The Noncommutative Geometry of Configuration Spaces and the Problem of Reconciling General Relativity With Quantum Field Theory

In this paper a candidate for a spectral triple on a quotient space of gauge connections modulo gauge transformations is construted and it is shown that it is related to a Kasparov type bi-module over two canonical algebras: the $\mathrm{HD}$-algebra, which is a non-commutative $C^{\ast }$-algebra generated by parallel transports along flows of vectorfields, and an exterior algebra on a space of gauge transformations. The latter algebra is related to the ghost sector in a BRST quantisation scheme. It is Previously shown that the key elements of bosonic and fermionic quantum field theory on a curved background emerge from a spectral triple of this type. In this paper it is shown that a dynamical metric on the underlying manifold also emerges from the construction.

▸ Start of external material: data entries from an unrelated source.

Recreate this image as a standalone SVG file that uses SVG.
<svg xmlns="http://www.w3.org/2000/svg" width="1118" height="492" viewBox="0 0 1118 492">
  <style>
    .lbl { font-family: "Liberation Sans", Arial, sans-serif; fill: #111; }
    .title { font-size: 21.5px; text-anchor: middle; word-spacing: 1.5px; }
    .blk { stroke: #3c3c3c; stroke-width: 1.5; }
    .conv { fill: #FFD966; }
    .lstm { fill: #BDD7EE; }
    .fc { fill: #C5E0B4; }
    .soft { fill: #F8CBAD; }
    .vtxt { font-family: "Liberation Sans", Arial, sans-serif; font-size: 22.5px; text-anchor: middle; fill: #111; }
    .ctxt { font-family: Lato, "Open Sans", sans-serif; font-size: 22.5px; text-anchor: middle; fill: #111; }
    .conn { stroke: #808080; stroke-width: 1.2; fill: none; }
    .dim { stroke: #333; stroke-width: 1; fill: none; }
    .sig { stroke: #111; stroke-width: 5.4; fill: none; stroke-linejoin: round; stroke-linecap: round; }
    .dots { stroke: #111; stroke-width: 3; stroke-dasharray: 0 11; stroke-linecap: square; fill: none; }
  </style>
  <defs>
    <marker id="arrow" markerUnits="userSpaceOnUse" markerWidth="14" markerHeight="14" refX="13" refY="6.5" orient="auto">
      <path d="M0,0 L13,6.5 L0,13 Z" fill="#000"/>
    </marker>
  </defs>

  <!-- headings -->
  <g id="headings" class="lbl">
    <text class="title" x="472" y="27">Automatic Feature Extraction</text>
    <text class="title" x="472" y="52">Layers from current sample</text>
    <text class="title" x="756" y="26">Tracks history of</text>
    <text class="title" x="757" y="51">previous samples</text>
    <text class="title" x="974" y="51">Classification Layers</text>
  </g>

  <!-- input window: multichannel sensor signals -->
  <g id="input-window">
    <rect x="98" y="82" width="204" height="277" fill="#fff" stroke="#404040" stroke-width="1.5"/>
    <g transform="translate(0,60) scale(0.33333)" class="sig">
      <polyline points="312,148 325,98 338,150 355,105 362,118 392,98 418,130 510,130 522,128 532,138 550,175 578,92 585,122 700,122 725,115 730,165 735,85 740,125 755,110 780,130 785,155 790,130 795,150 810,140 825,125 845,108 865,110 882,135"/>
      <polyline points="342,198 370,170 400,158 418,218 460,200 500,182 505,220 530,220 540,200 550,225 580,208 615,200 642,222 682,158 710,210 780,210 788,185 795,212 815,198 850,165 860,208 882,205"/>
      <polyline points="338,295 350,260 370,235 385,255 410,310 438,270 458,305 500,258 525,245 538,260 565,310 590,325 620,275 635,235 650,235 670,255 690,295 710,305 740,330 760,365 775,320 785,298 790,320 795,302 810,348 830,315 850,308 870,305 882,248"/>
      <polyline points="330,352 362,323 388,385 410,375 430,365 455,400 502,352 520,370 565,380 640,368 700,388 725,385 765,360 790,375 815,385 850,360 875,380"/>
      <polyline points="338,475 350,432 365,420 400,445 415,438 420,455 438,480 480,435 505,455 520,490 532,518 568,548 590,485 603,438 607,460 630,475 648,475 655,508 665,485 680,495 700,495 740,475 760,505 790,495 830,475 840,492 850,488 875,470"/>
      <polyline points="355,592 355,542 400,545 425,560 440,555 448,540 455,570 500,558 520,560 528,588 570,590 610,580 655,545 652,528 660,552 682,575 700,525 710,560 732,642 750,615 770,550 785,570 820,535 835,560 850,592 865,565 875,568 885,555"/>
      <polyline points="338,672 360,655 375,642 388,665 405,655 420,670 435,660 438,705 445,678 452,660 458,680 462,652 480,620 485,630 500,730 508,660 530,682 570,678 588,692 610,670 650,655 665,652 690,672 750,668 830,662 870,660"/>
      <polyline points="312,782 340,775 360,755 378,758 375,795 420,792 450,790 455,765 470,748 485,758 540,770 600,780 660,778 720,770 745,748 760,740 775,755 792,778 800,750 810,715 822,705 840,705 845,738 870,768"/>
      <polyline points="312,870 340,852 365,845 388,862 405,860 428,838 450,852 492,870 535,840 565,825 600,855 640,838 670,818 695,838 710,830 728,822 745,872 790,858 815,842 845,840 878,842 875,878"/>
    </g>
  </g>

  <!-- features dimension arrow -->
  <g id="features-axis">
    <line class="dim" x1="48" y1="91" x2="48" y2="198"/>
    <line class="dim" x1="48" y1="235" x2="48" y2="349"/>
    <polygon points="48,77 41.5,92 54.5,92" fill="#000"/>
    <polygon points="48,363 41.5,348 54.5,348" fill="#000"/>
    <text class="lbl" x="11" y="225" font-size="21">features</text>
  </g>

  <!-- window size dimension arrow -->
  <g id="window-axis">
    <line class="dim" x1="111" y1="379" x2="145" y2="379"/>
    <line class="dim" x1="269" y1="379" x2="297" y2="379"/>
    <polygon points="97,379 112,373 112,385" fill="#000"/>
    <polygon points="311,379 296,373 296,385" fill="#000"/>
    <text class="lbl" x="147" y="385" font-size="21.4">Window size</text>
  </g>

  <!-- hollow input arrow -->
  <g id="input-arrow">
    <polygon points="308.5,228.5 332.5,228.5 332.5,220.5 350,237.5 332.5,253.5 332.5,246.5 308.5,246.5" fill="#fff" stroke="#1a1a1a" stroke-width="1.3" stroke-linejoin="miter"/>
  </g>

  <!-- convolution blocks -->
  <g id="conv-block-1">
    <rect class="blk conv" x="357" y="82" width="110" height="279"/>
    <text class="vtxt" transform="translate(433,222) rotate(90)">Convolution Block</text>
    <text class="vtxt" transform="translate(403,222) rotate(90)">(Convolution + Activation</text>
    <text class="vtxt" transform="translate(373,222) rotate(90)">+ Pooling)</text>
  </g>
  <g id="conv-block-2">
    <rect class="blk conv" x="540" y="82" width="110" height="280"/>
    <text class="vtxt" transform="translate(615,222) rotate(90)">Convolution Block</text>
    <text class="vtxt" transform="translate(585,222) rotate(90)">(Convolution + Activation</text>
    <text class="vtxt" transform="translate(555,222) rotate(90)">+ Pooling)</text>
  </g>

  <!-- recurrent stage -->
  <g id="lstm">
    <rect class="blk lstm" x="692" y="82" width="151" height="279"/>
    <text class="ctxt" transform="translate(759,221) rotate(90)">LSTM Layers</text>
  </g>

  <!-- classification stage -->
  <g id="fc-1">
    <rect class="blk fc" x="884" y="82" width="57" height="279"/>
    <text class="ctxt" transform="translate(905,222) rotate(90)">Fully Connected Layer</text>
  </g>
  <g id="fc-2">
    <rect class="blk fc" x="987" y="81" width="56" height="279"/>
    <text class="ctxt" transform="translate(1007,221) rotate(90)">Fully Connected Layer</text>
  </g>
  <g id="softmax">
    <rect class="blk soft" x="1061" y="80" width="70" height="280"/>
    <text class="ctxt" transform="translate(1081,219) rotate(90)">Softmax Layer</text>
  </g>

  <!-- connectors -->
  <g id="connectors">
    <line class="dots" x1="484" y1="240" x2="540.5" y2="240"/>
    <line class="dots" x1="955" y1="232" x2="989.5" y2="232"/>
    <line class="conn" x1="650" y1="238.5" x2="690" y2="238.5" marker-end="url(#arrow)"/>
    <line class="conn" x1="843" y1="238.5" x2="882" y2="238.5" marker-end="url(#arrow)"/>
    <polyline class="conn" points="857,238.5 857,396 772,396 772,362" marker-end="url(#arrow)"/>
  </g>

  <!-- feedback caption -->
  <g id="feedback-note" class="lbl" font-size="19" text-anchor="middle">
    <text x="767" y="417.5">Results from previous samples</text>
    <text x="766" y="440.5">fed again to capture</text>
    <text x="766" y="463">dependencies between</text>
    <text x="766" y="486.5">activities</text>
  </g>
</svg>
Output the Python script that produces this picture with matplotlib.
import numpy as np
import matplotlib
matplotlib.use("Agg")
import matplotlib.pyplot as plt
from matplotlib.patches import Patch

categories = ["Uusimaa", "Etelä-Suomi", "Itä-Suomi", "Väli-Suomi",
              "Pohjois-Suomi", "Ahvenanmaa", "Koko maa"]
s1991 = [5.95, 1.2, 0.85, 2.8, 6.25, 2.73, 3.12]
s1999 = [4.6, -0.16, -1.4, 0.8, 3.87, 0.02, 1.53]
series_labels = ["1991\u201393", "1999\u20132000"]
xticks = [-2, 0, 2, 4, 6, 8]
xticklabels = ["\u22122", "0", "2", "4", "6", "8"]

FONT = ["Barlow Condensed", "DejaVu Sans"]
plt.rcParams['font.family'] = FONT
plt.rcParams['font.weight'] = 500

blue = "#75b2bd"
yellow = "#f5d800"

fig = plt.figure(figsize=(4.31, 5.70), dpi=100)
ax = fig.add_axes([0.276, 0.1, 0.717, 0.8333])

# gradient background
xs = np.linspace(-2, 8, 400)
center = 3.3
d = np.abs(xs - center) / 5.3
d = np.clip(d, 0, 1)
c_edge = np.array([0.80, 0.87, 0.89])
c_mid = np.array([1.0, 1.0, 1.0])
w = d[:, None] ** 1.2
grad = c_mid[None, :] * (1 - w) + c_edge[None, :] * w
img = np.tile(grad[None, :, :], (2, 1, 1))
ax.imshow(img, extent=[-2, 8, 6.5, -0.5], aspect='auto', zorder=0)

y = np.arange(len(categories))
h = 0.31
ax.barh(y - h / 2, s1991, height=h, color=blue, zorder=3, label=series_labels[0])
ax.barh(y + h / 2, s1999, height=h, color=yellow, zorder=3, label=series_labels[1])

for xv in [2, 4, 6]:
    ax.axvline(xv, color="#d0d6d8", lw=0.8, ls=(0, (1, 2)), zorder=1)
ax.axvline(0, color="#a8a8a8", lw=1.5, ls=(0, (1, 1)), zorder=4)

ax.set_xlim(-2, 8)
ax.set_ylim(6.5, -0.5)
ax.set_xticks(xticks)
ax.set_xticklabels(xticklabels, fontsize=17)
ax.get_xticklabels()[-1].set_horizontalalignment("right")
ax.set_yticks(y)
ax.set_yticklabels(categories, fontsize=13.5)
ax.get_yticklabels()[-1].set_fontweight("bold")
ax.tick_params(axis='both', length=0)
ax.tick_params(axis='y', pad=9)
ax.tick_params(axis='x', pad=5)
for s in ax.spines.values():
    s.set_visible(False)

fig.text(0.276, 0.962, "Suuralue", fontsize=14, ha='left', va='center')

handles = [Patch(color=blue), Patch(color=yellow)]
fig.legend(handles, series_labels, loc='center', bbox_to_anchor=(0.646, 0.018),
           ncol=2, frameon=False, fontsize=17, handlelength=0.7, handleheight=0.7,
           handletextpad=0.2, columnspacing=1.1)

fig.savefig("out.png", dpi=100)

We first rigourously construct a Dirac type operator on the a quotient space of gauge connections modulo gauge transformations, and the commutator between this Dirac type operator and the $\mathrm{HD}$-algebra is discussed. To do this a gauge-covariant metric on the configuration space is first constructed and it is used to construct the triple. The key step is that the volume of the quotient space to required to be finite, which amounts to an ultra-violet regularisation. Since the metric on the configuration space is dynamical with respect to the time-evolution generated by the Dirac type operator, The regularisation is interpreted as a physical feature (as opposed to static regularisations, which are always computational artefacts). Finally, a Bott–Dirac operator that connects our construction with quantum Yang-Mills theory is constructed.